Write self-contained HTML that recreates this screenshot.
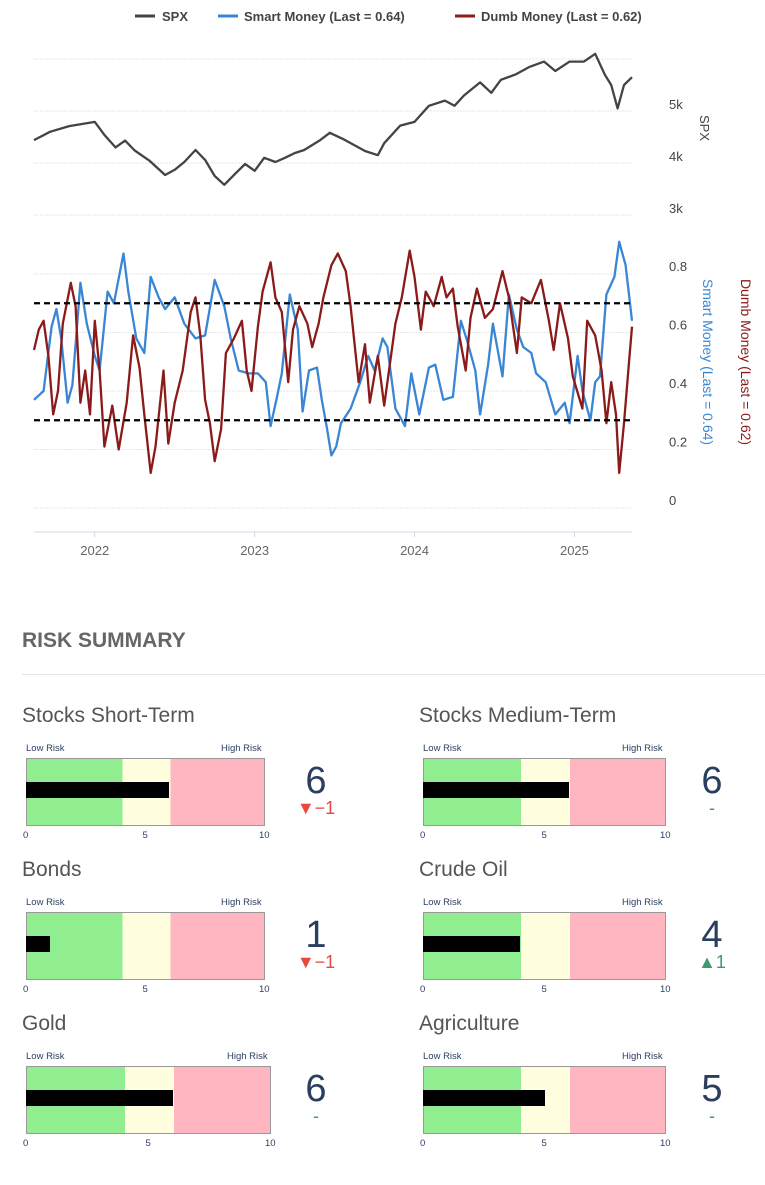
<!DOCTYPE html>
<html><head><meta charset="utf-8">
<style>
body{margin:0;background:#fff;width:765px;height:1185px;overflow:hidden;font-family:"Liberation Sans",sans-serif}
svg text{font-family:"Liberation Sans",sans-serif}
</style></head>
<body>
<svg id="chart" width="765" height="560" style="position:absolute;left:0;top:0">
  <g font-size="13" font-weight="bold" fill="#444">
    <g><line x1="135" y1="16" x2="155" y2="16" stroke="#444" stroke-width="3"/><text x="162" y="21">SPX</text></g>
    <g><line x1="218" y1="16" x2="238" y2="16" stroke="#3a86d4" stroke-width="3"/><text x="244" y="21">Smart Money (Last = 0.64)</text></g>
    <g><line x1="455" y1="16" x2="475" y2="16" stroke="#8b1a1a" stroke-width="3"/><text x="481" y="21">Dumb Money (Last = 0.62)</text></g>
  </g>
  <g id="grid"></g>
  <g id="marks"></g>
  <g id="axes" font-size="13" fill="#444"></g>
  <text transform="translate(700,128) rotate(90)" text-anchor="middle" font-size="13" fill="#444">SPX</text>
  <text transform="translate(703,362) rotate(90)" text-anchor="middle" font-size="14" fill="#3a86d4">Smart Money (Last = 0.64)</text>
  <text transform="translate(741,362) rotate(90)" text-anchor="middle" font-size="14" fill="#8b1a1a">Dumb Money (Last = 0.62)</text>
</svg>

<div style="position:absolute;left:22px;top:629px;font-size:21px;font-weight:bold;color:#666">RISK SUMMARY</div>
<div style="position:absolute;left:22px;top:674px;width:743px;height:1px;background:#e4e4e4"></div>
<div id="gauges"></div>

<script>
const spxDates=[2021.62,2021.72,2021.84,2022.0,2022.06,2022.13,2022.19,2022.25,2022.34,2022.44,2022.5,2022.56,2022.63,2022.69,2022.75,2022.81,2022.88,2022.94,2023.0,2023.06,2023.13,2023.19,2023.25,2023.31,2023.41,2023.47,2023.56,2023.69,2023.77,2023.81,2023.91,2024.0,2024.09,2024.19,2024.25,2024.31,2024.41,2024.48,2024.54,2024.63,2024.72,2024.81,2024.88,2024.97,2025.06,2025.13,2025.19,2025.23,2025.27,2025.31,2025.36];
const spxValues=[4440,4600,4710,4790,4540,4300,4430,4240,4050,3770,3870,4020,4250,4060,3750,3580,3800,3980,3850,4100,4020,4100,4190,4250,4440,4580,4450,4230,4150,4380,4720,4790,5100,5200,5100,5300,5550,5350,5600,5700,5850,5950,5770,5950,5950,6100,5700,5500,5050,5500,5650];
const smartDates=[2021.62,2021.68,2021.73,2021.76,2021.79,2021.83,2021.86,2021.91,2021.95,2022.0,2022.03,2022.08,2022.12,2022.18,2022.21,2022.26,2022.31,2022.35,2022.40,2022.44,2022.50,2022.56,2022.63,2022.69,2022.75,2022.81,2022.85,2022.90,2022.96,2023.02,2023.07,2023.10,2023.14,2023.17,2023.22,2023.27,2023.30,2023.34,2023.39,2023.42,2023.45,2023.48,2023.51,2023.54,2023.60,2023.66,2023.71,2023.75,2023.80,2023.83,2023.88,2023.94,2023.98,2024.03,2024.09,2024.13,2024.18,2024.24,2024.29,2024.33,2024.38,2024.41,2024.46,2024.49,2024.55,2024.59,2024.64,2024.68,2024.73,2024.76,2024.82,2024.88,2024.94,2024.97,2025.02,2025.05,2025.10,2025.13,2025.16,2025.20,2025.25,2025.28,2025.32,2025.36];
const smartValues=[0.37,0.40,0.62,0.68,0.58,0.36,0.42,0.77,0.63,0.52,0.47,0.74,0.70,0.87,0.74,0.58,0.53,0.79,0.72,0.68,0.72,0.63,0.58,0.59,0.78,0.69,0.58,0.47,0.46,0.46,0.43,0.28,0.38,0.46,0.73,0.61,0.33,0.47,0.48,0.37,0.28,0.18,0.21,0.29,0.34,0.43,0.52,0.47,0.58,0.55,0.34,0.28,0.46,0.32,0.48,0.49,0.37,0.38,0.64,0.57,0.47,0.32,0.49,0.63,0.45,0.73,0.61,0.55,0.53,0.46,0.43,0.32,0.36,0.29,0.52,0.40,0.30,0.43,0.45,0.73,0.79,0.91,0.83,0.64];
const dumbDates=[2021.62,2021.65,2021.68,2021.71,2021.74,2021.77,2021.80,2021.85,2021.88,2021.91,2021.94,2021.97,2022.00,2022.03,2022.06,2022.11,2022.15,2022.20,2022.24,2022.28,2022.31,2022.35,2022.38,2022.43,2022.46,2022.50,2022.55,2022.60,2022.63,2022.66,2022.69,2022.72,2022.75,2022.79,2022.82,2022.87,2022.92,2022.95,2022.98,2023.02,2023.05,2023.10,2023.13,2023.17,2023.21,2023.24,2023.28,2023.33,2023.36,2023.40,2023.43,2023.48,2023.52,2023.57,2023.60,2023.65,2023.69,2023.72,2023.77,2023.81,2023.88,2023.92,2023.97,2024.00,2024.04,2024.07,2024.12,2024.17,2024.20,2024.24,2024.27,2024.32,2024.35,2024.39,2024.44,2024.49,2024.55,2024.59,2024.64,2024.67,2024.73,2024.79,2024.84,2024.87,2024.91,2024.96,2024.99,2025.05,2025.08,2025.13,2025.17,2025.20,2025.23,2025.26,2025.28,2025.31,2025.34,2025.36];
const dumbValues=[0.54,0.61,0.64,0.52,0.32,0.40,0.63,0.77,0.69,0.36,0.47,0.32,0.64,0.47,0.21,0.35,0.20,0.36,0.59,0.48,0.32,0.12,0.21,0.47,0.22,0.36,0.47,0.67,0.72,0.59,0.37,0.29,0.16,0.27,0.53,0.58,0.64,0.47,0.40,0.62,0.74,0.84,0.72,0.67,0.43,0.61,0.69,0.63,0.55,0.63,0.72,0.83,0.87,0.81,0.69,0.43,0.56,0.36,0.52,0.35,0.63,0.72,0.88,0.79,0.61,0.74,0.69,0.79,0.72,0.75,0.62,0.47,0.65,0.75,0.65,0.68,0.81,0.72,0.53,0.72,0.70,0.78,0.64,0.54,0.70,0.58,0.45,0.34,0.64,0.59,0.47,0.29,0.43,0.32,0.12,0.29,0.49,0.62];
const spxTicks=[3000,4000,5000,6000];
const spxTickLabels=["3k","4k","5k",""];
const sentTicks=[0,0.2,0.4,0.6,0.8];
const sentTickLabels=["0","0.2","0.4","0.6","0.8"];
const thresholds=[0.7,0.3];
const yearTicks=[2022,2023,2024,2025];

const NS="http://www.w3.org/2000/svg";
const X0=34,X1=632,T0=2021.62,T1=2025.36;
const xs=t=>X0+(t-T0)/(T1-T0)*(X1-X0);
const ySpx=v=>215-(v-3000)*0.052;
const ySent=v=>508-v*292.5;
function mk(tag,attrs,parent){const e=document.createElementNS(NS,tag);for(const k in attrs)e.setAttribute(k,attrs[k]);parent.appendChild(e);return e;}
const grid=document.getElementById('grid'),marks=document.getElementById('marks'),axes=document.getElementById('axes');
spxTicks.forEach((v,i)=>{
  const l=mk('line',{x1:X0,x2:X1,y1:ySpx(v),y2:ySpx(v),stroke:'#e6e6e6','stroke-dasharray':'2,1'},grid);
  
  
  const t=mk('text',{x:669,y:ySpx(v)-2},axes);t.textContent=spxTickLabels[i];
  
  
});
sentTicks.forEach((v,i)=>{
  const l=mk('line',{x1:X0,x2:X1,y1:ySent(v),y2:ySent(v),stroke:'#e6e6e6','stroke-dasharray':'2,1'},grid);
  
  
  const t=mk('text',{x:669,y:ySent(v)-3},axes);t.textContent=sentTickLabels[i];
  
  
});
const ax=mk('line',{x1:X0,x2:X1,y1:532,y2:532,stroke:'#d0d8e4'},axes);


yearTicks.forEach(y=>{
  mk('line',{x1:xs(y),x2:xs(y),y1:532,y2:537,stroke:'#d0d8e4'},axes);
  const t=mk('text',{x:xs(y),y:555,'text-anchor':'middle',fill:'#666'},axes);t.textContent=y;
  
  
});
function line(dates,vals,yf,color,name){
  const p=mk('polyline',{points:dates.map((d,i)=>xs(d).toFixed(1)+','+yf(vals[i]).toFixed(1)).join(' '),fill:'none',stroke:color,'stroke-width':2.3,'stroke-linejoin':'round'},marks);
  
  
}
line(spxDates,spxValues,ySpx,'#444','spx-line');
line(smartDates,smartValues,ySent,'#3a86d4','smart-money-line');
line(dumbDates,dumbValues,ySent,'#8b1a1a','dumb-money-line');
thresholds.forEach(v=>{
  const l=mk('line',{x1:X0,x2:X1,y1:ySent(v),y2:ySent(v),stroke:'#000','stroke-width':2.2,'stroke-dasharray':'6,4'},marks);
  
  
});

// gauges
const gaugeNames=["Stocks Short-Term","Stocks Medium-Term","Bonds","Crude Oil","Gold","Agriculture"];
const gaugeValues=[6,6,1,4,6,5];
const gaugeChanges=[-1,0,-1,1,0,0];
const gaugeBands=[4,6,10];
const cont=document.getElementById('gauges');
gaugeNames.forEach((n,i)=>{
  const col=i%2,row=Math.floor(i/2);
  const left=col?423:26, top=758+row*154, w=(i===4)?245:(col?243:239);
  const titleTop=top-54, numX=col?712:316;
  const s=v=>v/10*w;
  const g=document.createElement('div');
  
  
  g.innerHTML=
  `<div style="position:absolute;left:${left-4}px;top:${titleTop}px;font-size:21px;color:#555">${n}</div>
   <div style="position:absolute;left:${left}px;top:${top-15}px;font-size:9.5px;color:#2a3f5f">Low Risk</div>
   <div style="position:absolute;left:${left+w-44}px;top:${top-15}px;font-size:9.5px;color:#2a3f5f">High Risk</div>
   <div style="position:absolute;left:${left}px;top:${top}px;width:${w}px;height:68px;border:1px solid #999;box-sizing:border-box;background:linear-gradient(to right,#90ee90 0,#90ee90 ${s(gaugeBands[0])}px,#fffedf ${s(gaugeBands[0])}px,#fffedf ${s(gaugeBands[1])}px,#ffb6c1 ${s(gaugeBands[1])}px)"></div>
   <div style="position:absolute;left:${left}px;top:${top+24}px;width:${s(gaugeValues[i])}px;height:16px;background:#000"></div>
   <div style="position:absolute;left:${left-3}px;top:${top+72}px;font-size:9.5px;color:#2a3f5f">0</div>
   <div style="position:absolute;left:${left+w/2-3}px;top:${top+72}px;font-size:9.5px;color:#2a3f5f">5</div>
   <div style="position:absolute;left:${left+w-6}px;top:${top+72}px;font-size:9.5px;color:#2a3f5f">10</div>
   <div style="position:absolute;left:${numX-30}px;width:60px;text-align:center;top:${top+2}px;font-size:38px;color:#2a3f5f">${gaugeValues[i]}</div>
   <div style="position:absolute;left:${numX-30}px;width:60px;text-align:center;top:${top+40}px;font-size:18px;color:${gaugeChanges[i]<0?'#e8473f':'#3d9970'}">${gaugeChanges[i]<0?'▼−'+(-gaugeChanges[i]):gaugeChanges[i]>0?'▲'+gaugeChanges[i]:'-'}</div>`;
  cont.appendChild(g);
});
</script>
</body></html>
==
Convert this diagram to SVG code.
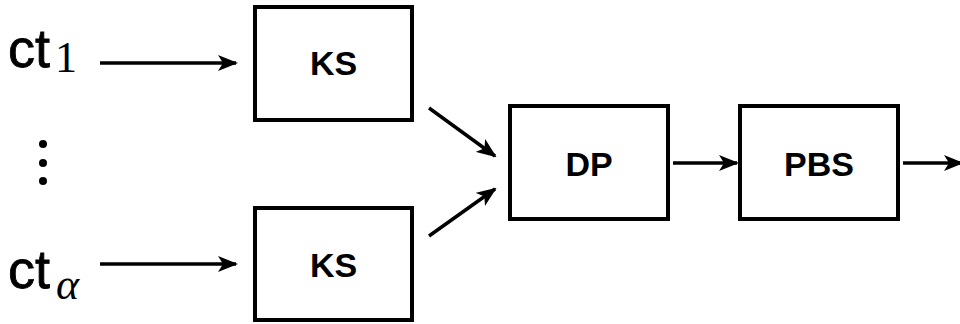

Stated problem — Figure out how many lines above include the string "this", then report that number and nothing else.

Completed task — 2